In BigQuery I want to update a column in one of my tables and it seems that doing so costs as much as if I did an FTS (full table scan) on the table.

let's say I have a 1TB table employee having two columns: first_name, last_name (512GB each) and I want to set the firs_name of all the employees to 'john', like below

UPDATE my_dataset.employee
SET first_name = 'john'
WHERE TRUE IS TRUE          # mandatory WHERE clause 

How much does this cost ?

from this documentation link (relevant part below)

DML statement 1: Updating a single partition

mytable2 has two columns: id of type INTEGER and ts of type TIMESTAMP. mytable has two columns: field1 of type INTEGER and field2 of type STRING.
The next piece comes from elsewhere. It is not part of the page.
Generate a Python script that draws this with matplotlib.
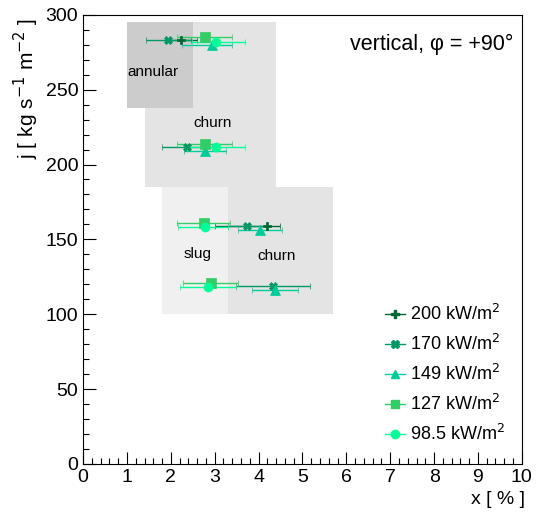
import matplotlib.pyplot as plt
from matplotlib.patches import Rectangle
from matplotlib.lines import Line2D
from matplotlib.ticker import MultipleLocator

plt.rcParams['font.family'] = ['Liberation Sans', 'DejaVu Sans']

# heat flux series: x [%], j, x error low/high
labels = ['200 kW/m$^2$', '170 kW/m$^2$', '149 kW/m$^2$', '127 kW/m$^2$', '98.5 kW/m$^2$']
colors = ['#006633', '#009966', '#00cc99', '#33cc66', '#00ff99']
markers = ['P', 'X', '^', 's', 'o']
msizes = [6, 6, 6.5, 6.5, 6.5]

x200 = [2.23, 4.20]
j200 = [283, 159]
xlo200 = [1.90, 3.00]
xhi200 = [2.60, 4.49]

x170 = [1.93, 2.36, 3.74, 4.32]
j170 = [283, 212, 159, 119]
xlo170 = [1.43, 1.80, 3.30, 3.49]
xhi170 = [2.45, 2.94, 4.20, 5.17]

x149 = [2.94, 2.79, 4.03, 4.37]
j149 = [280, 209, 156, 116]
xlo149 = [2.26, 2.30, 3.52, 3.86]
xhi149 = [3.39, 3.25, 4.53, 4.90]

x127 = [2.78, 2.78, 2.76, 2.91]
j127 = [285, 214, 161, 121]
xlo127 = [2.14, 2.14, 2.13, 2.27]
xhi127 = [3.39, 3.39, 3.35, 3.54]

x985 = [3.03, 3.04, 2.79, 2.85]
j985 = [282, 212, 158.5, 118.5]
xlo985 = [2.48, 2.40, 2.17, 2.22]
xhi985 = [3.69, 3.70, 3.30, 3.49]

series = [(x200, j200, xlo200, xhi200), (x170, j170, xlo170, xhi170),
          (x149, j149, xlo149, xhi149), (x127, j127, xlo127, xhi127),
          (x985, j985, xlo985, xhi985)]

# flow pattern regions: (x0, x1, y0, y1, colour, label, label x, label y)
regions = [
    (1.4, 4.4, 185, 295, '#e4e4e4', 'churn', 2.95, 228),
    (1.0, 2.5, 238, 295, '#cccccc', 'annular', 1.6, 262),
    (1.8, 3.3, 100, 185, '#f0f0f0', 'slug', 2.6, 140),
    (3.3, 5.7, 100, 185, '#e4e4e4', 'churn', 4.42, 139),
]

fig = plt.figure(figsize=(5.43, 5.12), dpi=100)
ax = fig.add_axes([0.153, 0.094, 0.808, 0.877])

for x0, x1, y0, y1, c, txt, tx, ty in regions:
    ax.add_patch(Rectangle((x0, y0), x1 - x0, y1 - y0, facecolor=c, edgecolor='none', zorder=0))
    ax.text(tx, ty, txt, ha='center', va='center', fontsize=11)

handles = []
for (xs, js, lo, hi), c, m, ms, lab in zip(series, colors, markers, msizes, labels):
    err = [[a - b for a, b in zip(xs, lo)], [b - a for a, b in zip(xs, hi)]]
    ax.errorbar(xs, js, xerr=err, fmt=m, color=c, ms=ms, mec=c, mew=0.5, elinewidth=1,
                capsize=2, capthick=1, zorder=3)
    handles.append(Line2D([], [], color=c, marker=m, ms=ms - 0.5, lw=1, label=lab))

ax.text(9.8, 280, 'vertical, φ = +90°', ha='right', va='center', fontsize=15.5)

ax.set_xlim(0, 10)
ax.set_ylim(0, 300)
ax.xaxis.set_major_locator(MultipleLocator(1))
ax.xaxis.set_minor_locator(MultipleLocator(0.2))
ax.yaxis.set_major_locator(MultipleLocator(50))
ax.yaxis.set_minor_locator(MultipleLocator(10))
ax.tick_params(which='both', direction='in', top=False, right=False, labelsize=14)
ax.tick_params(which='major', length=9, width=0.8)
ax.tick_params(which='minor', length=4.5, width=0.8)

fig.text(525 / 543, 1 - 499 / 512, 'x [ % ]', ha='right', va='center', fontsize=14)
fig.text(26 / 543, 1 - 18 / 512, 'j [ kg s$^{-1}$ m$^{-2}$ ]', ha='center', va='top',
         rotation=90, fontsize=15)

leg = ax.legend(handles=handles, loc='upper left', bbox_to_anchor=(0.672, 0.372),
                frameon=False, fontsize=13, handlelength=1.1, labelspacing=0.55,
                handletextpad=0.3, borderaxespad=0)

fig.savefig('out.png', dpi=100)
UPDATE project.mydataset.mytable T 
SET T.field1 = T.field1 + 100 
WHERE T._PARTITIONTIME = TIMESTAMP(“2017-05-01”) 
      AND EXISTS (SELECT S.id 
                  FROM project.mydataset.mytable2 S 
                  WHERE S.id = T.field1)

Bytes processed in this example =

sum of the number of bytes in mytable2.id +
sum of the number of bytes in mytable.field1 in the "2017-05-01" partition +
sum of the number of bytes in mytable.field2 in the "2017-05-01" partition

We have that updating one column project.mydataset.mytable for one partition costs as much as reading all the columns (SELECT *) for the same partition. Why is that ?

I've tried the same query both in the UI and the CLI, the price (bytes processed) doesn't change it's equivalent to a (SELECT *) for the same partitions

bq query --dry_run '<my query>'
1

1 Answers

1
votes

Referring to the BigQuery Pricing page:

UPDATE: The sum of bytes processed for all the columns referenced in all partitions for the tables scanned by the query + the sum of bytes for all columns in the updated or scanned partitions for the table being updated (at the time the UPDATE starts).

The second part of the statement says that the user will be billed for the sum of the bytes for all columns in the updated or scanned partitions for the table being updated so it will bill for the size of the table.

Let's take a look for an example in the documentation, it says the bytes billed will include the sum of the bytes in mytable.field2 which is not included in the query. The calculation of the bytes uses specific columns for other tables but bills on the whole table's size, which is being updated (even columns that are not included in the query).

I hope you find the above pieces of information useful.